- _Problem to solve_
Which lines hold the word "chart"? Copy each of them from the material.

- _Data records_
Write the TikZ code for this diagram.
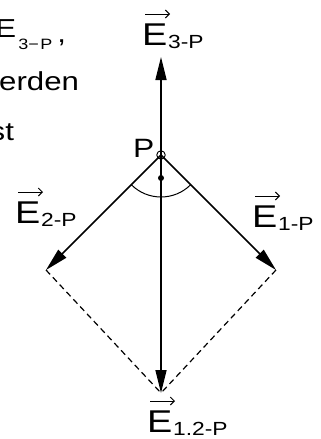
\documentclass[tikz,border=0pt]{standalone}
\usepackage{fontspec}
\setmainfont{Liberation Sans}[FakeStretch=1.2]
\usetikzlibrary{arrows.meta}
\newcommand\labfont{\fontsize{31.5}{31.5}\selectfont}
\newcommand\labsubfont{\fontsize{19}{19}\selectfont}
\newcommand\txtfont{\fontsize{26}{30}\selectfont}
\newcommand\veclabel[4]{%
  \node[lab,anchor=base west] (#1) at (#2,#3) {\labfont E\hspace{1pt}\raisebox{-3pt}{\labsubfont #4}};
  \draw[vecbar] ([xshift=3pt,yshift=31pt]#1.base west) -- ++(25,0);
}
\begin{document}
\begin{tikzpicture}[x=1pt,y=-1pt,
  vecarrow/.style={line width=1.6pt,-{Triangle[length=23pt,width=11pt]}},
  dashline/.style={line width=1.2pt,dash pattern=on 6pt off 4pt},
  vecbar/.style={line width=1pt,-{Straight Barb[length=4pt,width=8pt]}},
  lab/.style={inner sep=0pt,outer sep=0pt},
  txt/.style={inner sep=0pt,outer sep=0pt,font=\txtfont},
  ptcircle/.style={draw,circle,minimum size=8.5pt,inner sep=0pt,line width=0.9pt},
  dotnode/.style={fill,circle,minimum size=6pt,inner sep=0pt},
  anglearc/.style={line width=1pt}]
\useasboundingbox (0,0) rectangle (321,439);
\clip (0,0) rectangle (321,439);
% text fragments at the left
\node[txt,anchor=base east] (t1) at (66,41) {\raisebox{3pt}{E}\hspace{2pt}\raisebox{-9pt}{\fontsize{15}{15}\selectfont 3−\hspace{1.5pt}P}\hspace{5pt}\raisebox{-2pt}{,}};
\node[txt,anchor=base east] (t2) at (79,90) {erden};
\node[txt,anchor=base east] (t3) at (14,140) {st};
% points
\coordinate (T) at (161,57);
\coordinate (B) at (161,393);
\coordinate (L) at (46,270);
\coordinate (R) at (276,270);
% dashed completion
\draw[dashline] (L) -- (B);
\draw[dashline] (R) -- (B);
% arrows
\draw[vecarrow] (161,155) -- (T);
\draw[vecarrow] (161,155) -- (B);
\draw[vecarrow] (161,155) -- (L);
\draw[vecarrow] (161,155) -- (R);
% point P
\node[ptcircle] (P) at (161,155) {};
\node[dotnode] (D) at (161,178) {};
\draw[anglearc] (P.center) ++(45:42) arc[start angle=45,end angle=135,radius=42];
\node[lab,anchor=base west,font=\fontsize{26.5}{26.5}\selectfont] (Plab) at (133,157) {P};
% labels
\veclabel{e3}{142}{45}{3-P}
\veclabel{e2}{15}{223}{2-P}
\veclabel{e1}{252}{227}{1-P}
\veclabel{e12}{147}{432}{1.2-P}
\end{tikzpicture}
\end{document}
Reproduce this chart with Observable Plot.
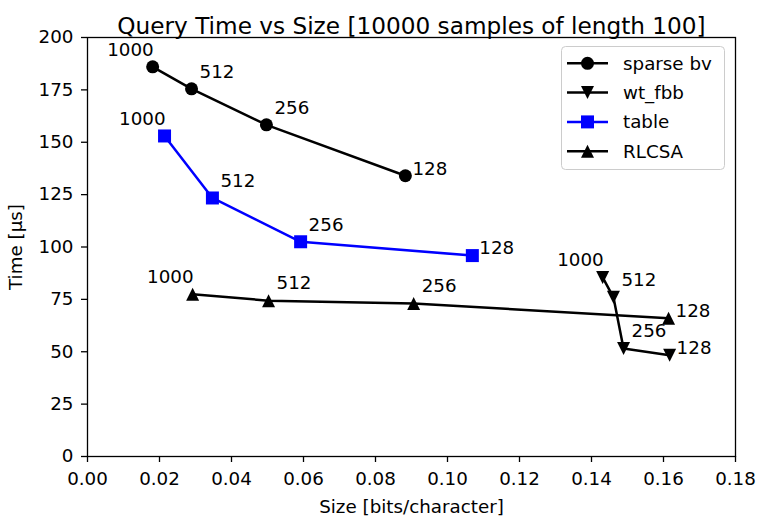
<!DOCTYPE html>
<html><head><meta charset="utf-8">
<script src="https://cdn.jsdelivr.net/npm/d3@7"></script>
<script src="https://cdn.jsdelivr.net/npm/@observablehq/plot@0.6"></script>
<style>
body{margin:0;background:#fff;}
#chart{position:relative;width:758px;height:516px;font-family:"DejaVu Sans",sans-serif;}
</style>
</head><body><div id="chart"></div>
<script>
const sizeLabels = ["1000", "512", "256", "128"];
const sparseX = [0.0181, 0.0289, 0.0497, 0.0883];
const sparseY = [186, 175.5, 158.3, 134];
const wtX = [0.1431, 0.1461, 0.1489, 0.1617];
const wtY = [85.5, 76, 51.5, 48.3];
const tableX = [0.0214, 0.0347, 0.0592, 0.1069];
const tableY = [153, 123.4, 102.5, 95.9];
const rlX = [0.0292, 0.0503, 0.0906, 0.1614];
const rlY = [77.5, 74.4, 73, 66];
const seriesNames = ["sparse bv", "wt_fbb", "table", "RLCSA"];
const seriesColors = ["black", "black", "blue", "black"];
const seriesShapes = ["circle", "triangleDown", "square", "triangleUp"];
const xTicks = [0, 0.02, 0.04, 0.06, 0.08, 0.10, 0.12, 0.14, 0.16, 0.18];
const yTicks = [0, 25, 50, 75, 100, 125, 150, 175, 200];
const titleText = "Query Time vs Size [10000 samples of length 100]";
const xLabel = "Size [bits/character]";
const yLabel = "Time [µs]";

const FS = 18.3;
const shapes = {
  circle: {draw(ctx, size){ const r = Math.sqrt(size/Math.PI); ctx.moveTo(r,0); ctx.arc(0,0,r,0,2*Math.PI); ctx.closePath(); }},
  square: {draw(ctx, size){ const r = Math.sqrt(size/Math.PI); ctx.rect(-r,-r,2*r,2*r); }},
  triangleUp: {draw(ctx, size){ const r = Math.sqrt(size/Math.PI); ctx.moveTo(0,-r); ctx.lineTo(r,r); ctx.lineTo(-r,r); ctx.closePath(); }},
  triangleDown: {draw(ctx, size){ const r = Math.sqrt(size/Math.PI); ctx.moveTo(0,r); ctx.lineTo(r,-r); ctx.lineTo(-r,-r); ctx.closePath(); }}
};

const xs = [sparseX, wtX, tableX, rlX];
const ys = [sparseY, wtY, tableY, rlY];
const series = seriesNames.map((name, i) => ({
  name, color: seriesColors[i], shape: shapes[seriesShapes[i]],
  data: sizeLabels.map((s, j) => ({x: xs[i][j], y: ys[i][j], label: s}))
}));

const marks = [];
for (const s of series) {
  marks.push(Plot.line(s.data, {x: "x", y: "y", stroke: s.color, strokeWidth: 2.5}));
  marks.push(Plot.dot(s.data, {x: "x", y: "y", fill: s.color, stroke: "none", r: 6.5, symbol: s.shape}));
  marks.push(Plot.text(s.data.filter(d => d.label === "1000"), {x: "x", y: "y", text: "label", textAnchor: "end", dx: 1, dy: -17, fontSize: FS, fill: "black"}));
  marks.push(Plot.text(s.data.filter(d => d.label === "512" || d.label === "256"), {x: "x", y: "y", text: "label", textAnchor: "start", dx: 8, dy: -17, fontSize: FS, fill: "black"}));
  marks.push(Plot.text(s.data.filter(d => d.label === "128"), {x: "x", y: "y", text: "label", textAnchor: "start", dx: 7, dy: -7, fontSize: FS, fill: "black"}));
}

const plot = Plot.plot({
  width: 758, height: 516,
  marginLeft: 87, marginRight: 23, marginTop: 37, marginBottom: 60,
  style: {fontFamily: "DejaVu Sans, sans-serif", fontSize: FS + "px", background: "white", color: "black"},
  x: {domain: [0, 0.18]},
  y: {domain: [0, 200]},
  marks: [
    Plot.axisX({ticks: xTicks, tickFormat: d3.format(".2f"), tickSize: 6, tickPadding: 9, strokeWidth: 1.3, label: xLabel, labelAnchor: "center", labelOffset: 56, labelArrow: "none", fontSize: FS}),
    Plot.axisY({ticks: yTicks, tickFormat: d3.format("d"), tickSize: 6, tickPadding: 8, strokeWidth: 1.3, label: yLabel, labelAnchor: "center", labelOffset: 79, labelArrow: "none", fontSize: FS}),
    ...marks,
    Plot.frame({stroke: "black", strokeWidth: 1.3}),
    Plot.text([titleText], {text: d => d, frameAnchor: "top", dy: -20, fontSize: 23.2, fill: "black"})
  ]
});
document.getElementById("chart").appendChild(plot);

// legend overlay
const svg = d3.select(plot);
const lg = svg.append("g").attr("transform", "translate(561,46)");
lg.append("rect").attr("x", 0.5).attr("y", 0.5).attr("width", 163).attr("height", 123).attr("rx", 4)
  .attr("fill", "white").attr("fill-opacity", 0.8).attr("stroke", "#cccccc").attr("stroke-width", 1);
series.forEach((s, i) => {
  const cy = 17.3 + i * 29.3;
  lg.append("line").attr("x1", 6).attr("x2", 47).attr("y1", cy).attr("y2", cy).attr("stroke", s.color).attr("stroke-width", 2.5);
  lg.append("path").attr("transform", `translate(26.5,${cy})`).attr("d", d3.symbol(s.shape, 6.5*6.5*Math.PI)()).attr("fill", s.color);
  lg.append("text").attr("x", 62).attr("y", cy).attr("dy", "0.35em").attr("text-anchor", "start").attr("font-size", FS).attr("fill", "black").text(s.name);
});
</script>
</body></html>
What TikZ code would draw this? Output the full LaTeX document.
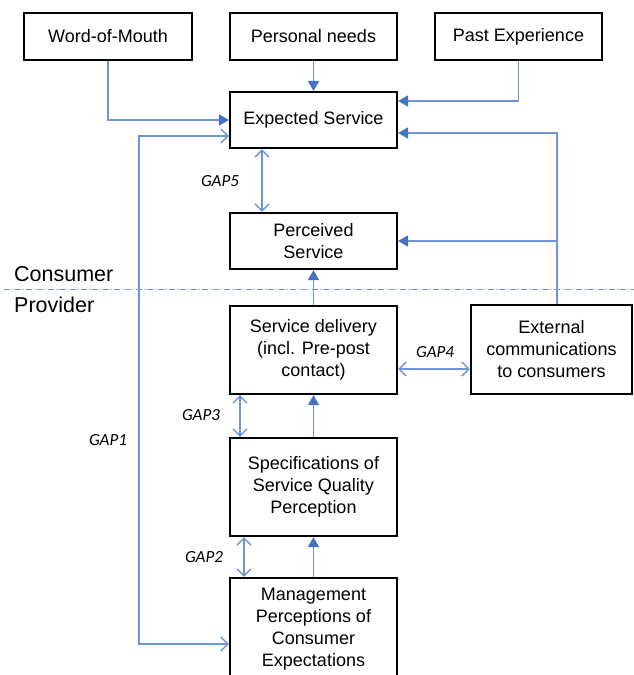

- _Solution to this problem_
Reproduce this chart with Observable Plot.
#chart{position:relative;width:758px;height:516px;font-family:"DejaVu Sans",sans-serif;}
</head><body><div id="chart"></div>
document.getElementById("chart").appendChild(plot);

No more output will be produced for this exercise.